Gary Clayton was just two years old when he last saw his dad. Wednesday, the El Reno man welcomed him home again — as a hero.
The remains of Army Sgt. 1st Class Alfred G. Bensinger Jr. were returned to the family who so long ago gave up hope that he would ever be found.
Bensinger is believed to have died in 1951 after having been captured with members of his troop as part of Company D, 2nd Engineer Combat Battalion.
He was captured in northwest Korea while trying to hold off enemy forces and providing cover for other troops to withdraw.
He is believed to have died in a prisoner of war transient camp known as the Hofong Camp.
Bensinger’s remains were among those recovered in April 2005. They were identified as Bensinger in July.
A full color guard welcomed him home at Will Rogers World Airport just after noon Wednesday.
Clayton, Bensinger’s son, along with Clayton’s wife were among those attending the solemn service.

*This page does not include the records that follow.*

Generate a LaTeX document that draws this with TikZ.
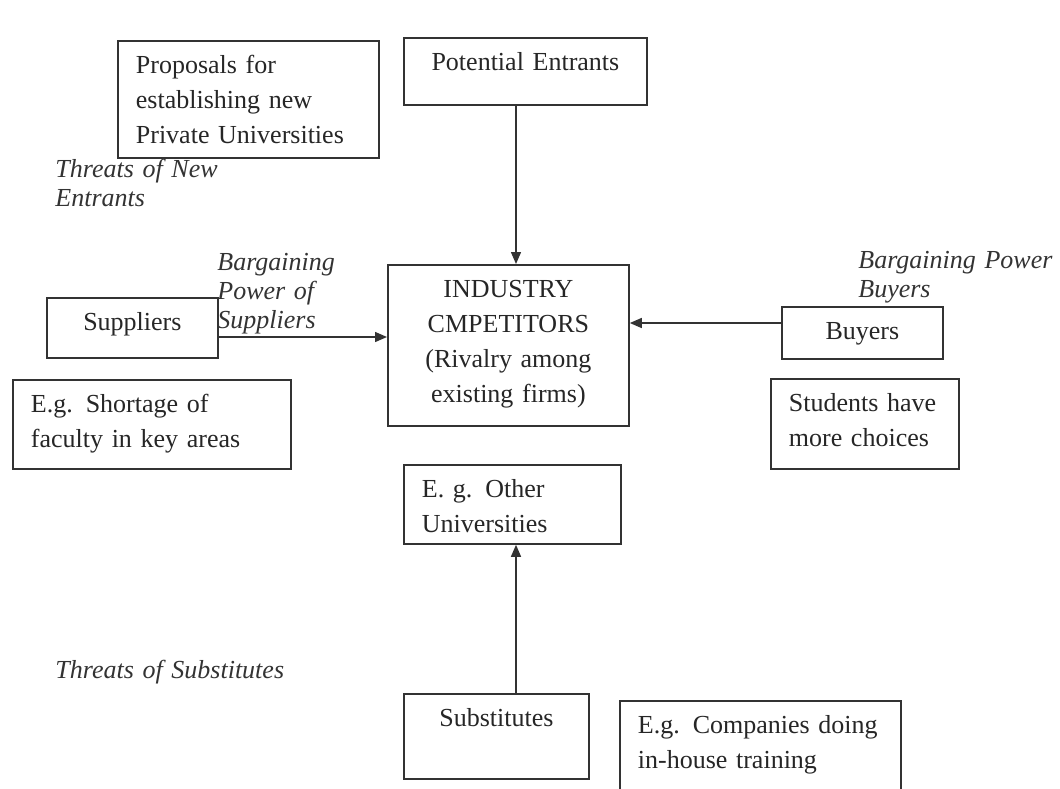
\documentclass[tikz,border=0pt]{standalone}
\usepackage{fontspec}
\setmainfont{Liberation Serif}
\usepackage{tikz}
\usetikzlibrary{arrows.meta}

\begin{document}
\begin{tikzpicture}[
            x=0.5pt, y=-0.5pt,
            forcebox/.style={draw=black!80, line width=0.9pt, anchor=north west, inner xsep=9pt, inner ysep=0pt,
                text height=16.5pt, text=black!85, font=\fontsize{13}{17.5}\selectfont},
            leftbox/.style={forcebox, align=left},
            midbox/.style={forcebox, align=center},
            forcelabel/.style={anchor=base west, inner sep=0pt, align=left, text width=150pt, text=black!80,
                font=\fontsize{13}{14.6}\selectfont\itshape},
            force/.style={draw=black!80, line width=0.7pt, -{Triangle[length=6pt, width=5pt]}}
        ]
            \useasboundingbox (0, 0) rectangle (1060, 788);

            % boxes
            \node[leftbox, text width=112.5pt, text depth=42pt] (proposals) at (117, 40) {Proposals for\\establishing new\\Private Universities};
            \node[midbox, text width=103.5pt, text depth=17pt] (entrants) at (403, 37) {Potential Entrants};
            \node[midbox, text width=102.5pt, text depth=64pt] (industry) at (387, 264) {INDUSTRY\\CMPETITORS\\(Rivalry among\\existing firms)};
            \node[midbox, text width=67.5pt, text depth=13.5pt] (suppliers) at (46, 297) {Suppliers};
            \node[midbox, text width=62.5pt, text depth=9.5pt] (buyers) at (781, 306) {Buyers};
            \node[leftbox, text width=121pt, text depth=28pt] (shortage) at (12, 379) {E.g. Shortage of\\faculty in key areas};
            \node[leftbox, text width=76pt, text depth=28.5pt] (choices) at (770, 378) {Students have\\more choices};
            \node[leftbox, text width=90.5pt, text depth=23pt] (otheruni) at (403, 464) {E. g. Other\\Universities};
            \node[midbox, text width=74.5pt, text depth=26pt] (substitutes) at (403, 693) {Substitutes};
            \node[leftbox, text width=122.5pt, text depth=33.5pt] (inhouse) at (619, 700) {E.g. Companies doing\\in-house training};

            % forces (italic labels)
            \node[forcelabel] (newentrants) at (55, 177) {Threats of New\\Entrants};
            \node[forcelabel] (supplierpower) at (217, 270) {Bargaining\\Power of\\Suppliers};
            \node[forcelabel] (buyerpower) at (858, 268) {Bargaining Power\\Buyers};
            \node[forcelabel] (substthreat) at (55, 678) {Threats of Substitutes};

            % arrows
            \coordinate (midline) at (516, 0);
            \coordinate (supline) at (0, 337);
            \coordinate (buyline) at (0, 323);
            \draw[force] (entrants.south -| midline) -- (industry.north -| midline);
            \draw[force] (suppliers.east |- supline) -- (industry.west |- supline);
            \draw[force] (buyers.west |- buyline) -- (industry.east |- buyline);
            \draw[force] (substitutes.north -| midline) -- (otheruni.south -| midline);

        \end{tikzpicture}
\end{document}
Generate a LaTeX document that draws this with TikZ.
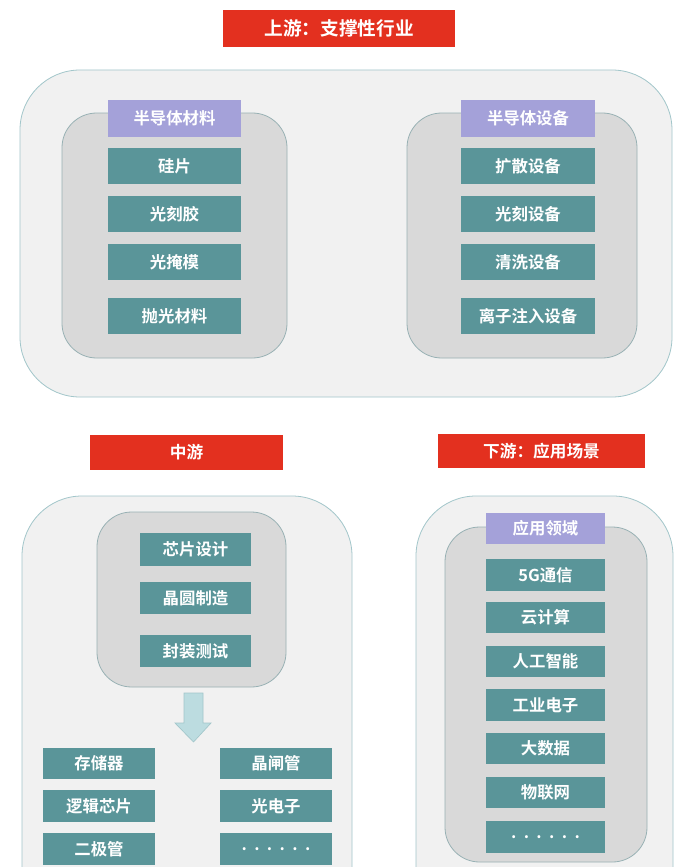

Bensinger’s remains were escorted to Smith and Turner Mortuary in Yukon by the Oklahoma City Police Department. Members of the Patriot Guard were part of the escort.
During a POW/MIA service at the funeral home, American Legion Post 160 commander Eddie McFadden said Bensinger’s sacrifice would not be forgotten.
Clayton said despite not remembering his father, there is still a deep emotional connection.
“He disappeared from my life when I was three years old, and much later I found out what happened to him and that the chances of him coming back were slim to none. I go through my life with someone who I said had no meaning to me because I never knew him. But as I got older, I realized that wasn’t true,” he said. “There is still an amazingly strong connection there, and some of the larger decisions I have made in my life were based on his sacrifice and what he did for this country.”
Clayton was notified last summer about the DNA match. Still, when the flag-covered coffin was removed from the plane, the emotions returned.
“Intellectually, you have something you have prepared for, or you think you are prepared for. You think emotionally you would be ready, but I wasn’t. This whole thing is amazing to me. I am just in shock about the whole thing, yet I’ve had all this time to prepare and to think about it. It is major in my life,” he said.
Friday, Bensinger’s remains were escorted to the Fort Sill National Cemetery in Elgin where he was interred with full military honors. A departure service was held Friday morning that included representatives of both the Yukon and Mustang American Legion posts.
Bensinger received a rifle salute before the family began its journey to Fort Sill. He was escorted by the Oklahoma Highway Patrol as well as the Patriot Guard.
“It’s amazing you can have a love for somebody you never really knew, but I loved my dad,” Clayton said.
More than 7,700 Americans remain unaccounted for from the Korean War, officials with the Department of Defense have said.
Bensinger’s name has been recorded on the Courts of the Missing at the National Memorial Cemetery of the Pacific in Honolulu. A rosette will be placed next to his name to indicate he has been accounted for.